Egon said:
So you think the ONLY tractors with 3-point and draft control are Fergusons and Ford N's? I do believe I've seen millions of Deere's, IH's, Molines' Olivers, Cases, McCormicks, Valtra's, JCB's, Duetz, Allis Chalmers, ect, also with 3-point and draft control. It's been virtually impossible to buy a FARM tractor WITHOUT a 3-point hitch in the last 35 or 40 years, short of those big 4WD's. Seems to be a relatively small "following" of antique collectors still using drawn plows, or giant 4WD's that use plows too big for being mounted, but the vast majority of your "total farming world" dropped the archaic drawn plow decades ago. Drawn plows under 4 bottoms went out of fashion half a century ago. I have been involved in farming my entire life (60 y o) and don't recall ever seeing a NEW drawn plow of less than 5 bottoms for well over 50 years. When the "Wheatland" or "standard tread" tractors of the 40's through early 70's went out of favor, there's been virtually no market for smaller (under 6 bottoms) drawn plows.
And about that "cult following in certain areas"..... FordN's sold well over 1/2 million units in the US alone. TO20,TO30,TO35, MF35,MF135 sold WORLDWIDE near 2 million units. The MF135 alone was produced in numbers over 225,000 in Detroit and 265,000 in England. That doesn't even account for the 135's built in France. At one time, 1 out of every 4 tractors sold in England was a 135 Massey Ferguson. Massey still sells tractors to this day that have very strong simularities to those 50 year old TO's. They sell in large numbers WORLDWIDE. Since their inception, the N series Ford and the TO series Fergusons were produced in greater volume that ANY tractor since. The TO Series Ferguson has been called the most immitated tractor on earth.

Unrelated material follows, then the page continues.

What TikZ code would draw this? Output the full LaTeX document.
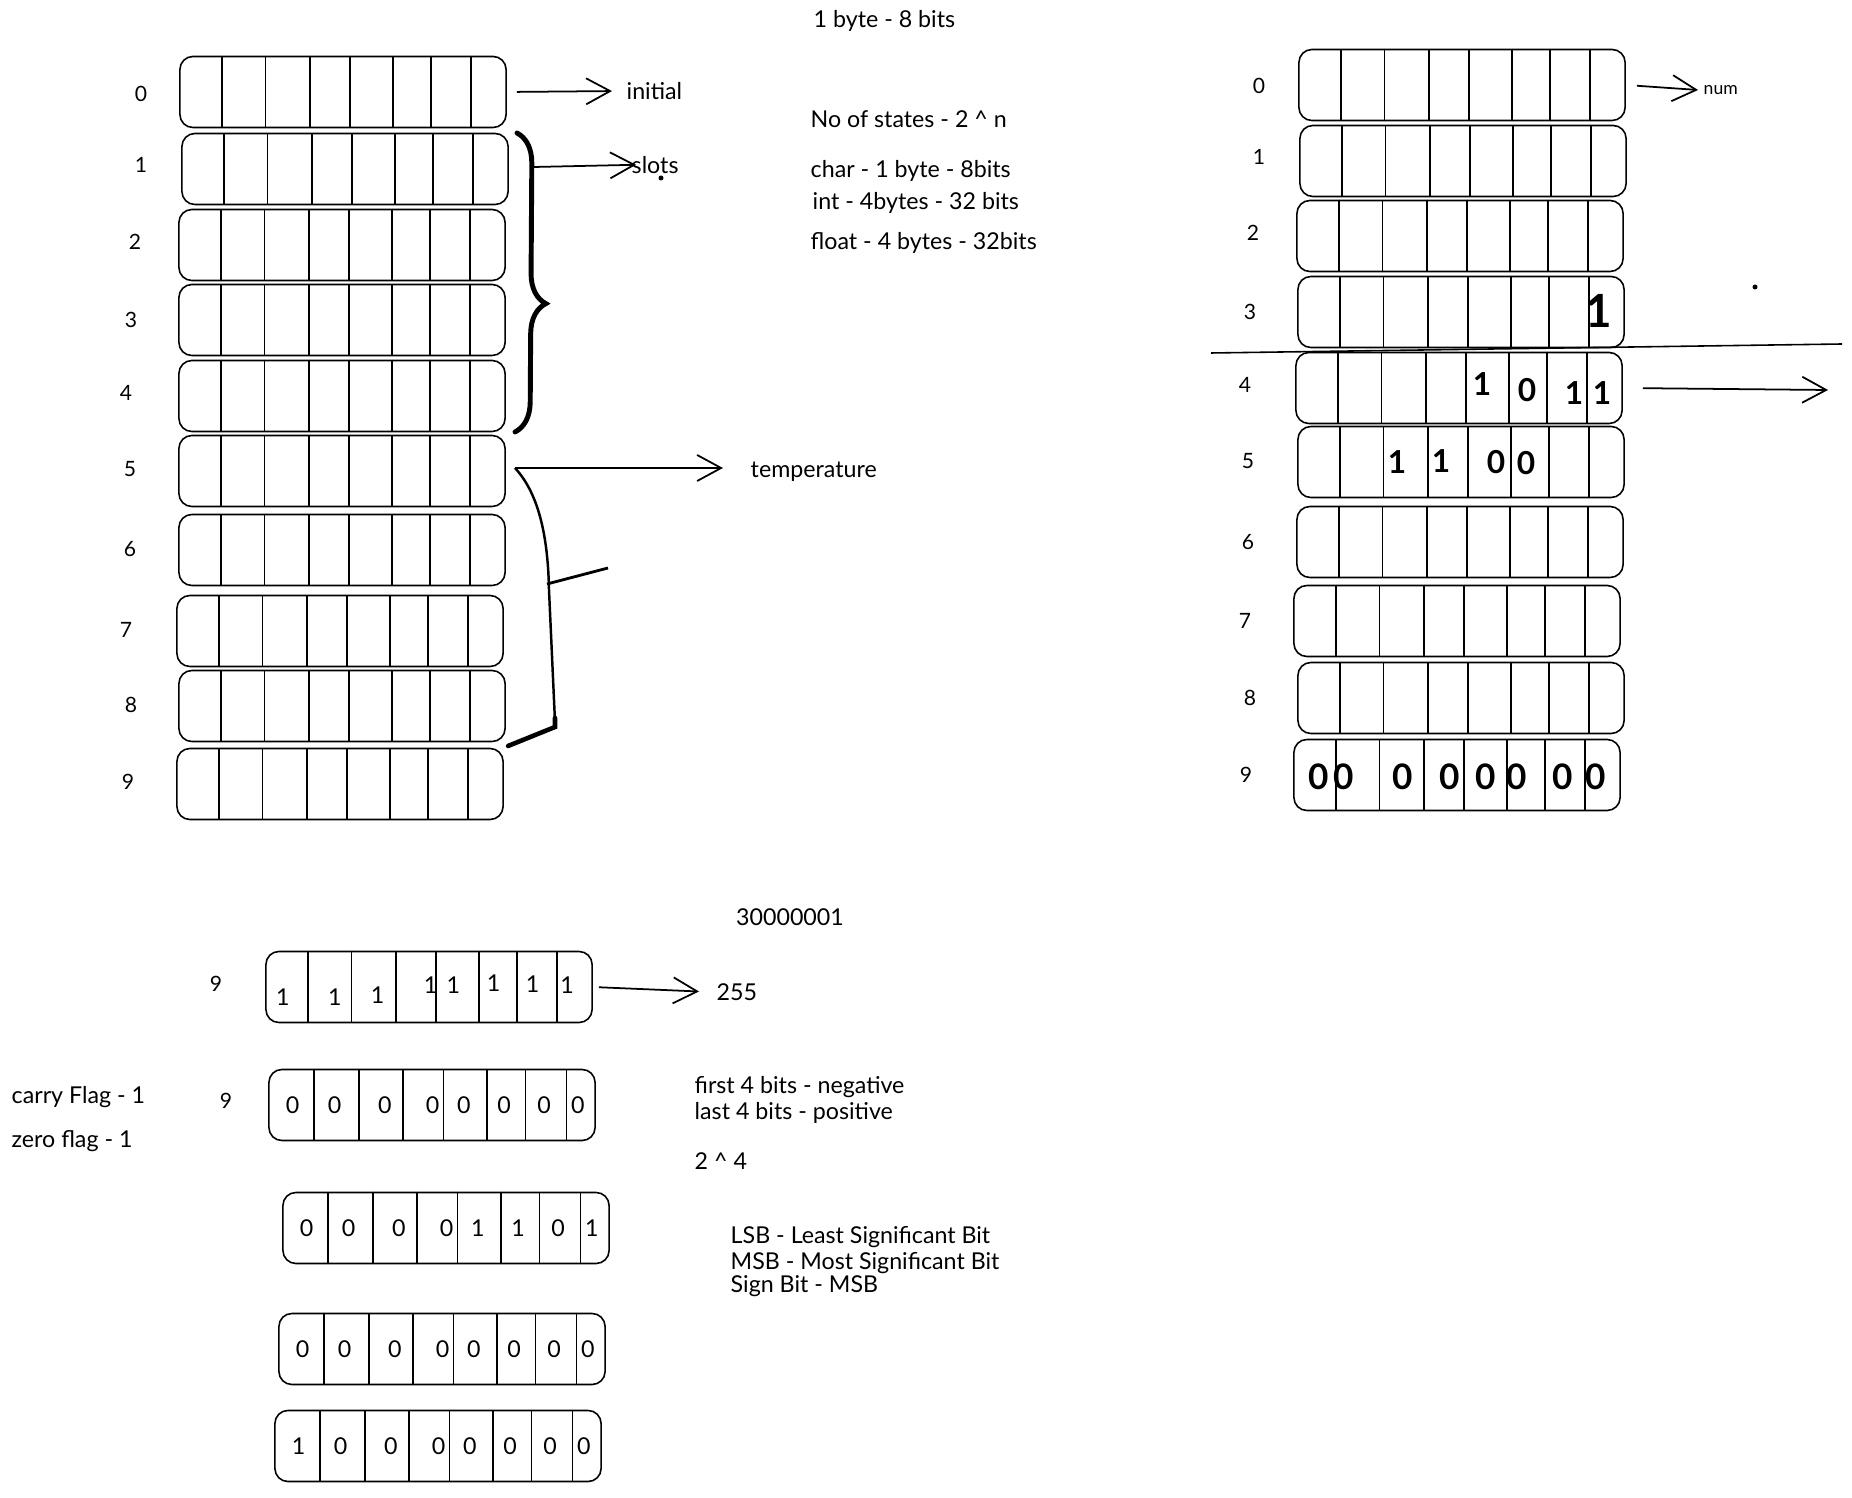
\documentclass[tikz,border=0pt]{standalone}
\usepackage{fontspec}
\setmainfont{Lato}
\usepackage{tikz}
\usetikzlibrary{arrows.meta,calc,decorations.pathreplacing}

\tikzset{
  every node/.style={font=\fontsize{6.6}{7.8}\selectfont, inner sep=0.5mm},
  byte/.style={draw, rounded corners=1.3mm, minimum width=3.26cm, minimum height=0.71cm, line width=0.45pt},
  idx/.style={font=\fontsize{6}{7}\selectfont},
  bit/.style={inner sep=0pt},
  inked/.style={font=\fontsize{9}{9}\selectfont\bfseries, inner sep=0pt},
  arr/.style={-{Straight Barb[length=2.4mm,width=2.6mm]}, line width=0.5pt},
  slotbrace/.style={decorate, decoration={brace, amplitude=3mm, aspect=0.57}, line width=1.4pt, line cap=round},
}

\newcommand\topfr{0.13,0.263,0.4,0.522,0.652,0.769,0.891}
\newcommand\lowfr{0.14,0.277,0.411,0.535,0.668,0.785,0.91}
\newcommand\cells[2]{\foreach \f in #2 \draw[line width=0.45pt] ($(#1.north west)!\f!(#1.north east)$) -- ($(#1.south west)!\f!(#1.south east)$);}
\newcommand\bits[2]{\foreach \v [count=\i from 0] in {#2} {\pgfmathsetmacro\bx{{0.075,0.203,0.356,0.502,0.597,0.72,0.842,0.945}[\i]}
  \node[bit] (#1-\i) at ($(#1.west)!\bx!(#1.east)$) {\v};}}

\begin{document}
\begin{tikzpicture}[x=0.01cm, y=-0.01cm]
\useasboundingbox (0,0) rectangle (1852,1498);

% left memory
\foreach \n/\x/\y/\lx/\ly in {0/343/92/141/94, 1/345/169/141/165, 2/342/245/135/242, 3/342/320/131/320, 4/342/396/126/393,
    5/342/471/130/469, 6/342/550/130/549, 7/340/631/126/630, 8/342/706/131/705, 9/340/784/128/782} {
  \node[byte] (L\n) at (\x,\y) {};
  \cells{L\n}{\topfr}
  \node[idx] (iL\n) at (\lx,\ly) {\n};
}

\node[anchor=west] (init) at (621,91) {initial};
\draw[arr, shorten <=1mm, shorten >=0.9mm] (L0.east) -- (init.west);

\draw[slotbrace] (517,133) -- (515,432);
\coordinate (slotsfrom) at (534,167);
\node[anchor=west] (slots) at (626,165) {slots};
\draw[arr, shorten >=-1mm] (slotsfrom) -- (slots.west);
\fill (661,178) circle (0.25mm);

\coordinate (tempfrom) at (515,468);
\node[anchor=west] (temp) at (745,472) {temperature};
\draw[arr, shorten >=2.2mm] (tempfrom) -- (tempfrom -| temp.west);
\draw[line width=0.7pt] (tempfrom) .. controls (540,495) and (548,540) .. (549,590) -- (555,722);
\draw[line width=1.3pt, line cap=round] (555,718) -- (555,727) -- (508,746);
\draw[line width=0.8pt] (547,584) -- (608,568);

% notes
\node[anchor=west] (byte) at (808,21) {1 byte - 8 bits};
\node[anchor=west] (states) at (805,119) {No of states - 2 \textasciicircum{} n};
\node[anchor=west] (char) at (805,171) {char - 1 byte - 8bits};
\node[anchor=west] (int) at (807,203) {int - 4bytes - 32 bits};
\node[anchor=west] (float) at (805,243) {float - 4 bytes - 32bits};

% right memory
\foreach \n/\x/\y/\lx/\ly in {0/1462/85/1259/86, 1/1463/161/1259/157, 2/1460/236/1253/233, 3/1461/312/1250/312, 4/1459/388/1245/385,
    5/1461/462/1248/461, 6/1460/542/1248/542, 7/1457/621/1245/621, 8/1461/698/1250/698, 9/1457/775/1246/775} {
  \node[byte] (R\n) at (\x,\y) {};
  \cells{R\n}{\topfr}
  \node[idx] (iR\n) at (\lx,\ly) {\n};
}

\node[anchor=west, font=\fontsize{5}{6}\selectfont] (num) at (1698,90) {num};
\draw[arr, shorten <=1.1mm] (R0.east) -- (num.west);

\draw[line width=0.45pt] (1211,353) -- (1842,344);
\coordinate (r4end) at (1828,390);
\draw[arr, shorten <=2mm] (R4.east) -- (r4end);
\fill (1755,287) circle (0.25mm);

\node[inked, font=\fontsize{13}{13}\selectfont\bfseries] (R3-7) at (1599,311) {1};
\foreach \x/\y/\v [count=\i] in {1482/384/1, 1527/390/0, 1574/393/1, 1602/393/1}
  \node[inked] (R4-\i) at (\x,\y) {\v};
\foreach \x/\y/\v [count=\i] in {1397/462/1, 1441/461/1, 1496/462/0, 1526/463/0}
  \node[inked] (R5-\i) at (\x,\y) {\v};
\foreach \x [count=\i] in {1319,1344,1403,1450,1486,1517,1563,1596}
  \node[inked, font=\fontsize{10}{10}\selectfont\bfseries] (R9-\i) at (\x,777) {0};

% bit rows
\node (big) at (790,917) {30000001};

\node[byte] (B1) at (429,987) {};
\cells{B1}{\topfr}
\node[idx] (iB1) at (216,984) {9};
\foreach \f/\dy [count=\i] in {0.054/10, 0.213/10, 0.343/8, 0.505/-2, 0.574/-2, 0.697/-4, 0.816/-3, 0.921/-2}
  \node[bit] (B1-\i) at ($(B1.west)!\f!(B1.east)+(0,\dy)$) {1};
\node[anchor=west] (n255) at (711,992) {255};
\draw[arr, shorten <=0.6mm, shorten >=1.2mm] (B1.east) -- (n255.west);

\node[byte] (B2) at (432,1105) {};
\cells{B2}{\lowfr}
\bits{B2}{0,0,0,0,0,0,0,0}
\node[idx] (iB2) at (226,1101) {9};

\node[anchor=west] (carry) at (6,1097) {carry Flag - 1};
\node[anchor=west] (zero) at (6,1141) {zero flag - 1};
\node[anchor=west] (first) at (689,1087) {first 4 bits - negative};
\node[anchor=west] (last) at (689,1113) {last 4 bits - positive};
\node[anchor=west] (pow) at (689,1161) {2 \textasciicircum{} 4};

\node[byte] (B3) at (446,1228) {};
\cells{B3}{\lowfr}
\bits{B3}{0,0,0,0,1,1,0,1}

\node[anchor=west] (lsb) at (725,1237) {LSB - Least Significant Bit};
\node[anchor=west] (msb) at (725,1263) {MSB - Most Significant Bit};
\node[anchor=west] (sign) at (725,1286) {Sign Bit - MSB};

\node[byte] (B4) at (442,1349) {};
\cells{B4}{\lowfr}
\bits{B4}{0,0,0,0,0,0,0,0}

\node[byte] (B5) at (438,1446) {};
\cells{B5}{\lowfr}
\bits{B5}{1,0,0,0,0,0,0,0}
\end{tikzpicture}
\end{document}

I'd say that's quite a "cult following in certain areas" without even bothering to include the rest of the models built by those 2 manufacturers. Apparently, "certain areas" must mean the planet earth
What a shame... If only we could go back in time and let Poor Harry Ferguson and poor Henry Ford know their tractors would never catch on beyond that insignificant "cult following", we could have saved them from building and selling millions of them.